### DATASET CONTENT
======

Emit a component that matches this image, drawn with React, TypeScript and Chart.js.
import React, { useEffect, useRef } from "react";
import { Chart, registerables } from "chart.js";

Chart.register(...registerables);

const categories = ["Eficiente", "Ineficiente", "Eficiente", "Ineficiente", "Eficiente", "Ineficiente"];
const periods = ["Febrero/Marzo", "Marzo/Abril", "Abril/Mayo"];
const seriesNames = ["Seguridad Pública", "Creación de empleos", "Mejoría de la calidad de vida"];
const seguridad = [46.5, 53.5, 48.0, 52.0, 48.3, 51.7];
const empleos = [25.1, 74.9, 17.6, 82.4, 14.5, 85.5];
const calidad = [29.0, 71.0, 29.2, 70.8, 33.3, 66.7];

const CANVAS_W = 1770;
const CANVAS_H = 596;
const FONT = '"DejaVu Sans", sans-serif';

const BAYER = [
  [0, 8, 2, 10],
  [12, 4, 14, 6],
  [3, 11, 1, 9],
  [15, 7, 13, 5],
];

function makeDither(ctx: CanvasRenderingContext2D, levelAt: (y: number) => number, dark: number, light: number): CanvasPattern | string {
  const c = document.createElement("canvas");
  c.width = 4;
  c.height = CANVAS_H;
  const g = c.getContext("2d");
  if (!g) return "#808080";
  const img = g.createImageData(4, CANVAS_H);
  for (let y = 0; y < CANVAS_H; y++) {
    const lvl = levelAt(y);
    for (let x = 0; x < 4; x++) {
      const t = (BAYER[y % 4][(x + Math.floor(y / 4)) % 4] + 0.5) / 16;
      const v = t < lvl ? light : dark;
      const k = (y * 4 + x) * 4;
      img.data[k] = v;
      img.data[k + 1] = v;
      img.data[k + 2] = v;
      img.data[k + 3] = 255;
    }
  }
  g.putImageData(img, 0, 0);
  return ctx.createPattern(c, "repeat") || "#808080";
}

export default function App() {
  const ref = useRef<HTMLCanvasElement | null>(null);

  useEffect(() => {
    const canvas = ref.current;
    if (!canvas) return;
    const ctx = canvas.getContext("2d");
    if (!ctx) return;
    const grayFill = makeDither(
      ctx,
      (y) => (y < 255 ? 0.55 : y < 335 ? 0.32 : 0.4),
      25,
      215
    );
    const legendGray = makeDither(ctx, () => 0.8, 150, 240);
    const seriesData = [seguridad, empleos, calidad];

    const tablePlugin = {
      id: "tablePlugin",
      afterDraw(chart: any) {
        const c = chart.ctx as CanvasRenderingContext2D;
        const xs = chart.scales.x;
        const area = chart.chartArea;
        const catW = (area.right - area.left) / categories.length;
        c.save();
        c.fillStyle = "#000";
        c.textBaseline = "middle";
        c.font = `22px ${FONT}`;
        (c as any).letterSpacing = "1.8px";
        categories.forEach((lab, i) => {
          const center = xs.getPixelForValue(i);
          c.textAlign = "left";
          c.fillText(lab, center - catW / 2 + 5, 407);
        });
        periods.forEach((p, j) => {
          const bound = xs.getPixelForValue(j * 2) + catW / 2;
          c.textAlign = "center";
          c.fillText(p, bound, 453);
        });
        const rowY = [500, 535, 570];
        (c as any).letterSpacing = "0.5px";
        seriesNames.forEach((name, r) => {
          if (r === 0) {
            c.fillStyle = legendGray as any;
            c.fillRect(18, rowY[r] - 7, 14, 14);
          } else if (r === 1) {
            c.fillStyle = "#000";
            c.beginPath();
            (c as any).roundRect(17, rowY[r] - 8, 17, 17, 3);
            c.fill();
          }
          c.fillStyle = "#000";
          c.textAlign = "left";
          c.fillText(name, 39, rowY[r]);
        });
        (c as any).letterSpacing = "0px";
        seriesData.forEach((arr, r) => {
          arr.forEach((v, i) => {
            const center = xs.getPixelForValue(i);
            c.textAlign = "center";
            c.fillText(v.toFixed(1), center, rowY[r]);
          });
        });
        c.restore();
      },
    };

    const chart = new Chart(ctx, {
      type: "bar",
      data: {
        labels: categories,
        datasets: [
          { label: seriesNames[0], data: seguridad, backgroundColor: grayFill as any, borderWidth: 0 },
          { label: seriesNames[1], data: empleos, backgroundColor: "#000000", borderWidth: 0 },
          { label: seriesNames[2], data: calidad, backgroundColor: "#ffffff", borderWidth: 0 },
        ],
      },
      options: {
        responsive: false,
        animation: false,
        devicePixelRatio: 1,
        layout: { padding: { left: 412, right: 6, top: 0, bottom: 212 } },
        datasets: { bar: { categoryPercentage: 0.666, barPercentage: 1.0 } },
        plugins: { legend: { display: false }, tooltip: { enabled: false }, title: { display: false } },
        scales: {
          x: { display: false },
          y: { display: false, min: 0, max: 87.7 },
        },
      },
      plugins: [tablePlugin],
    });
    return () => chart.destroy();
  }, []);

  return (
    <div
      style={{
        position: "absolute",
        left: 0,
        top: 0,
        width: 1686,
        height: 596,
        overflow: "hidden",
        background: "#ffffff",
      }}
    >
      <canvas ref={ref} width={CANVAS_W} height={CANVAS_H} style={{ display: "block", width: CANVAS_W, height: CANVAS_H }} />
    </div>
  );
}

======

The lines from the top of the data above down to the line containing "Chart.register(...registerables);" are to be copied exactly; no other line should appear.

### SOLUTION FOR THIS PROBLEM
Emit a component that matches this image, drawn with React, TypeScript and Chart.js.
import React, { useEffect, useRef } from "react";
import { Chart, registerables } from "chart.js";

Chart.register(...registerables);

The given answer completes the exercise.